Leave out the pictures, and write out exactly the lines from the beginning of the material to the line holding "rewardTickValues = [-7000,-6000,-5000,-4000,-3000,-2000,-1000];", that line included, and nothing else.

── Data provided

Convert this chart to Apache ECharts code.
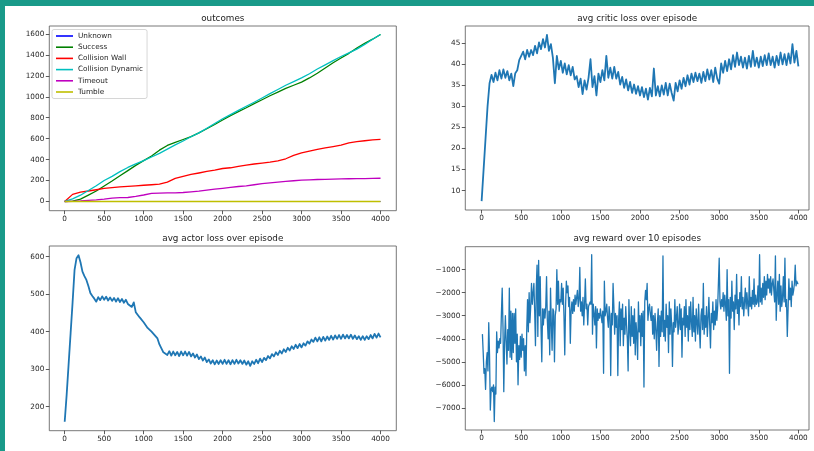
<!DOCTYPE html>
<html><head><meta charset="utf-8">
<script src="https://cdn.jsdelivr.net/npm/echarts@6/dist/echarts.min.js"></script>
<style>html,body{margin:0;padding:0;background:#fff}#c{width:814px;height:451px}</style>
</head><body><div id="c"></div>
<script>
// ---- tick labels ----
const xTickValues = [0,500,1000,1500,2000,2500,3000,3500,4000];
const outcomeTickValues = [0,200,400,600,800,1000,1200,1400,1600];
const criticTickValues = [10,15,20,25,30,35,40,45];
const actorTickValues = [200,300,400,500,600];
const rewardTickValues = [-7000,-6000,-5000,-4000,-3000,-2000,-1000];

// ---- outcomes (cumulative counts, every 100 episodes) ----
const outcomeEpisodes = [0,100,200,300,400,500,600,700,800,900,1000,1100,1200,1300,1400,1500,1600,1700,1800,1900,2000,2100,2200,2300,2400,2500,2600,2700,2800,2900,3000,3100,3200,3300,3400,3500,3600,3700,3800,3900,4000];
const unknown = [0,0,0,0,0,0,0,0,0,0,0,0,0,0,0,0,0,0,0,0,0,0,0,0,0,0,0,0,0,0,0,0,0,0,0,0,0,0,0,0,0];
const success = [0,3,22,60,100,148,195,245,295,345,390,435,490,535,565,592,620,655,695,735,778,820,858,895,935,972,1010,1045,1080,1110,1140,1180,1225,1275,1325,1370,1415,1465,1510,1550,1595];
const collisionWall = [0,68,90,100,112,125,133,140,145,150,155,160,165,185,220,240,258,272,287,300,315,322,335,348,358,366,375,388,408,440,465,482,498,512,525,538,560,572,580,588,593];
const collisionDynamic = [0,25,60,105,150,200,240,285,325,360,390,425,460,500,540,578,618,655,700,745,790,830,870,910,948,988,1030,1070,1110,1145,1180,1220,1265,1305,1345,1385,1420,1455,1500,1550,1595];
const timeout = [0,2,5,10,15,22,32,36,38,48,62,78,80,82,83,86,92,98,108,118,126,135,143,150,160,170,178,185,192,198,204,207,210,212,214,216,217,218,219,221,222];
const tumble = [0,0,0,0,0,0,0,0,0,0,0,0,0,0,0,0,0,0,0,0,0,0,0,0,0,0,0,0,0,0,0,0,0,0,0,0,0,0,0,0,0];

// ---- avg critic loss (every 25 episodes) ----
const criticStep = 25;
const criticLoss = [
7.5,15,22.5,30,35.5,37.5,35.8,38.0,36.2,38.6,
36.6,38.8,36.8,38.4,36.2,37.8,34.8,37.9,38.6,41.0,
41.0,43.0,41.2,43.4,41.8,43.4,42.2,44.4,42.6,45.2,
43.6,46.0,44.0,47.0,43.2,44.8,41.6,35.5,42.0,38.8,
40.8,38.0,40.2,37.6,39.8,37.4,39.4,36.4,37.2,34.6,
36.6,32.9,36.2,34.0,36.8,41.2,34.6,37.2,32.6,37.8,
35.8,38.6,36.2,42.0,36.8,39.2,36.6,39.4,36.6,38.2,
35.2,37.0,34.4,36.4,33.8,35.8,33.2,35.2,33.0,34.8,
32.6,34.6,32.2,34.2,31.6,34.4,32.4,39.0,32.6,34.8,
32.4,35.0,32.8,35.6,32.6,35.4,33.2,31.4,35.6,33.6,
36.2,34.2,36.8,34.8,37.4,35.2,37.8,35.8,38.0,36.0,
37.8,35.6,38.2,36.0,38.8,36.4,38.6,35.8,39.2,36.6,
35.4,40.2,38.0,40.8,38.4,41.2,38.8,42.2,39.4,42.8,
39.8,41.8,39.2,41.6,39.0,42.0,39.4,43.2,39.6,41.6,
39.2,41.8,39.6,42.2,39.8,42.6,39.8,41.8,39.2,42.0,
39.8,42.8,40.0,42.4,39.8,42.6,40.2,44.8,40.4,43.2,
39.5];

// ---- avg actor loss (every 25 episodes) ----
const actorStep = 25;
const actorLoss = [
160,232,314,396,478,565,596,604,585,560,
548,538,522,503,495,488,480,492,484,494,
485,493,483,491,482,490,480,489,479,487,
477,485,474,476,466,478,452,454,438,438,
425,426,410,413,400,404,388,382,366,364,
345,350,338,348,336,347,337,346,335,347,
337,347,336,346,334,342,331,339,327,334,
323,331,319,326,315,324,313,323,314,324,
314,325,314,324,313,324,314,325,315,324,
314,323,312,321,309,321,314,325,316,328,
319,330,324,335,329,340,334,345,338,349,
342,353,346,357,350,361,354,365,356,367,
358,369,363,374,368,379,373,384,374,385,
374,386,376,387,378,389,379,390,381,391,
381,392,382,391,382,392,381,390,380,388,
378,388,378,388,380,391,382,394,384,395,
385];

// ---- avg reward over 10 episodes (episodes 10..4000) ----
const rewardStep = 10;
const rewardAvg = [
-3800,-4600,-5500,-5300,-6200,-5000,-4600,-5400,-3300,-4700,
-7100,-6200,-6100,-6300,-6000,-7600,-6100,-6400,-3700,-4600,
-4100,-4400,-4000,-4200,-2900,-1800,-3500,-6300,-4200,-3000,
-4100,-5100,-3600,-4500,-1800,-4800,-2800,-4900,-2900,-4600,
-2900,-4200,-2700,-5000,-3800,-6000,-4300,-4900,-3900,-4800,
-3800,-4500,-4000,-5400,-4300,-5600,-3600,-2300,-3700,-2000,
-3300,-2600,-1600,-2500,-2000,-1600,-2800,-4300,-1800,-800,
-3900,-600,-3000,-1300,-3500,-5000,-2700,-3400,-2700,-3100,
-2600,-1300,-3200,-4000,-2800,-4700,-1800,-3300,-4500,-2700,
-2800,-5000,-3000,-2700,-1000,-2500,-1500,-2800,-2300,-2400,
-1600,-2500,-1800,-3000,-4700,-2600,-1500,-2000,-1700,-2600,
-2200,-4200,-2800,-2400,-2900,-2300,-2800,-2100,-2500,-2200,
-1900,-2600,-2300,-900,-2800,-2400,-3000,-2200,-3400,-2500,
-1400,-2700,-2500,-3400,-2600,-2500,-2400,-2500,-350,-3800,
-2500,-2900,-3400,-2600,-4400,-2700,-3200,-2900,-3100,-2700,
-3000,-3300,-2800,-5500,-1500,-3000,-2800,-2500,-3100,-3500,
-2600,-3000,-5600,-2900,-3400,-1600,-2600,-3800,-2900,-3500,
-3000,-5600,-3200,-2400,-4300,-2700,-3600,-2500,-4300,-3100,
-3800,-2600,-3400,-4000,-5400,-2300,-3600,-4300,-2600,-3900,
-3000,-4200,-2700,-4700,-3300,-3800,-4900,-2400,-3700,-3000,
-4300,-2900,-3900,-2800,-6100,-2400,-1900,-2300,-1600,-3200,
-2700,-2500,-2900,-3200,-2600,-3800,-3000,-4000,-2900,-3600,
-4500,-3300,-2700,-5200,-3000,-3900,-2800,-3700,-400,-3900,
-3200,-4100,-2500,-3500,-3000,-4600,-2400,-3800,-2700,-3400,
-5200,-3300,-3700,-2300,-3500,-3100,-2600,-3800,-3400,-2500,
-3600,-2700,-4800,-3100,-3400,-2600,-3900,-2300,-3500,-3000,
-4100,-2600,-3600,-2400,-3300,-3900,-2200,-3700,-3000,-4100,
-2700,-3300,-3800,-2500,-3500,-4400,-3000,-2700,-3600,-1600,
-3800,-3000,-3500,-2600,-3900,-3100,-2200,-3400,-4400,-2900,
-3300,-2400,-3600,-2800,-3400,-2300,-3200,-2700,-1600,-500,
-2400,-2700,-2300,-2600,-2000,-2800,-2100,-2500,-3200,-1000,
-3000,-2300,-5500,-2200,-3100,-1500,-2800,-2400,-3600,-2100,
-2700,-1200,-2900,-2300,-3400,-2000,-2600,-1300,-2700,-2200,
-3000,-2400,-1800,-2700,-2000,-2500,-3000,-1300,-2600,-2200,
-2700,-1900,-2500,-1400,-2600,-2100,-2500,-2400,-1700,-2600,
-350,-2400,-1800,-2500,-1600,-2200,-1300,-2300,-1500,-2100,
-1200,-1800,-1400,-2000,-1300,-2100,-1600,-1400,-1900,-2400,
-400,-3200,-2100,-1500,-2500,-1200,-2800,-1700,-2600,-2200,
-1300,-2400,-500,-2600,-2300,-3900,-2700,-1400,-2300,-1800,
-2600,-1500,-2100,-1900,-1600,-800,-1700,-1500,-1600,-1600];

const FONT = 'DejaVu Sans';
const BLUE = '#1f77b4';

function xAx(g, min, max) {
  return {type:'value', gridIndex:g, min:min, max:max,
    splitLine:{show:false}, axisLine:{show:false, onZero:false},
    axisTick:{show:true, length:3.5, customValues:xTickValues, lineStyle:{color:'#333', width:0.8}},
    axisLabel:{customValues:xTickValues, fontSize:7.3, color:'#262626', fontFamily:FONT, margin:5,
      formatter: v => String(v)}};
}
function yAx(g, min, max, ticks, fmt) {
  return {type:'value', gridIndex:g, min:min, max:max,
    splitLine:{show:false}, axisLine:{show:false, onZero:false},
    axisTick:{show:true, length:3.5, customValues:ticks, lineStyle:{color:'#333', width:0.8}},
    axisLabel:{customValues:ticks, fontSize:7.3, color:'#262626', fontFamily:FONT, margin:5,
      formatter: fmt || (v => String(v))}};
}
function line(name, g, xs, ys, color, w, z) {
  return {type:'line', name:name, xAxisIndex:g, yAxisIndex:g, z: z || 2,
    data: ys.map((v,i)=>[xs(i), v]), showSymbol:false, symbol:'none',
    lineStyle:{width:w||1.3, color:color, join:'round'}, itemStyle:{color:color}, animation:false};
}
const gridBase = {show:true, borderColor:'#555', borderWidth:0.8, containLabel:false};
function title(text, cx, top) {
  return {text:text, left:cx, top:top, textAlign:'center', padding:0,
    textStyle:{fontSize:8.8, fontWeight:'normal', color:'#222', fontFamily:FONT}};
}
const minusFmt = v => v < 0 ? '\u2212' + Math.abs(v) : String(v);

const chart = echarts.init(document.getElementById('c'), null, {renderer:'canvas'});
chart.setOption({
  animation:false,
  backgroundColor:'#fff',
  graphic:[
    {type:'rect', shape:{x:0,y:0,width:814,height:6}, style:{fill:'#199a89'}, z:100},
    {type:'rect', shape:{x:0,y:0,width:5,height:451}, style:{fill:'#199a89'}, z:100}
  ],
  title:[
    title('outcomes', 222.8, 14),
    title('avg critic loss over episode', 637.2, 14),
    title('avg actor loss over episode', 222.8, 234),
    title('avg reward over 10 episodes', 637.2, 234)
  ],
  grid:[
    Object.assign({left:49.3, top:26, width:347, height:184.7}, gridBase),
    Object.assign({left:465.3, top:26, width:343.7, height:184}, gridBase),
    Object.assign({left:49.3, top:246, width:347, height:184.7}, gridBase),
    Object.assign({left:465.3, top:246.7, width:343.7, height:183.3}, gridBase)
  ],
  xAxis:[ xAx(0,-195,4200), xAx(1,-206,4134), xAx(2,-195,4200), xAx(3,-206,4134) ],
  yAxis:[
    yAx(0,-88,1676,outcomeTickValues),
    yAx(1,5.4,49.1,criticTickValues),
    yAx(2,136,628.4,actorTickValues),
    yAx(3,-7965,0,rewardTickValues,minusFmt)
  ],
  legend:{
    left:52, top:29.5, orient:'vertical', itemWidth:17, itemHeight:1.6, itemGap:2.2,
    icon:'rect', padding:[2,4,2,4], borderColor:'#cccccc', borderWidth:0.8, borderRadius:2,
    backgroundColor:'rgba(255,255,255,0.85)',
    textStyle:{fontSize:7.3, color:'#262626', fontFamily:FONT, lineHeight:9, padding:[0,0,0,0]},
    data:['Unknown','Success','Collision Wall','Collision Dynamic','Timeout','Tumble']
  },
  series:[
    line('Unknown',0,i=>outcomeEpisodes[i],unknown,'#0000ff',1.0,1),
    line('Success',0,i=>outcomeEpisodes[i],success,'#008000'),
    line('Collision Wall',0,i=>outcomeEpisodes[i],collisionWall,'#ff0000'),
    line('Collision Dynamic',0,i=>outcomeEpisodes[i],collisionDynamic,'#00bfbf'),
    line('Timeout',0,i=>outcomeEpisodes[i],timeout,'#bf00bf'),
    line('Tumble',0,i=>outcomeEpisodes[i],tumble,'#bfbf00',1.6,3),
    line('critic',1,i=>i*criticStep,criticLoss,BLUE,1.8),
    line('actor',2,i=>i*actorStep,actorLoss,BLUE,1.8),
    line('reward',3,i=>(i+1)*rewardStep,rewardAvg,BLUE,1.3)
  ]
});
</script></body></html>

────

Output of the exercise —
Convert this chart to Apache ECharts code.
<!DOCTYPE html>
<html><head><meta charset="utf-8">
<script src="https://cdn.jsdelivr.net/npm/echarts@6/dist/echarts.min.js"></script>
<style>html,body{margin:0;padding:0;background:#fff}#c{width:814px;height:451px}</style>
</head><body><div id="c"></div>
<script>
// ---- tick labels ----
const xTickValues = [0,500,1000,1500,2000,2500,3000,3500,4000];
const outcomeTickValues = [0,200,400,600,800,1000,1200,1400,1600];
const criticTickValues = [10,15,20,25,30,35,40,45];
const actorTickValues = [200,300,400,500,600];
const rewardTickValues = [-7000,-6000,-5000,-4000,-3000,-2000,-1000];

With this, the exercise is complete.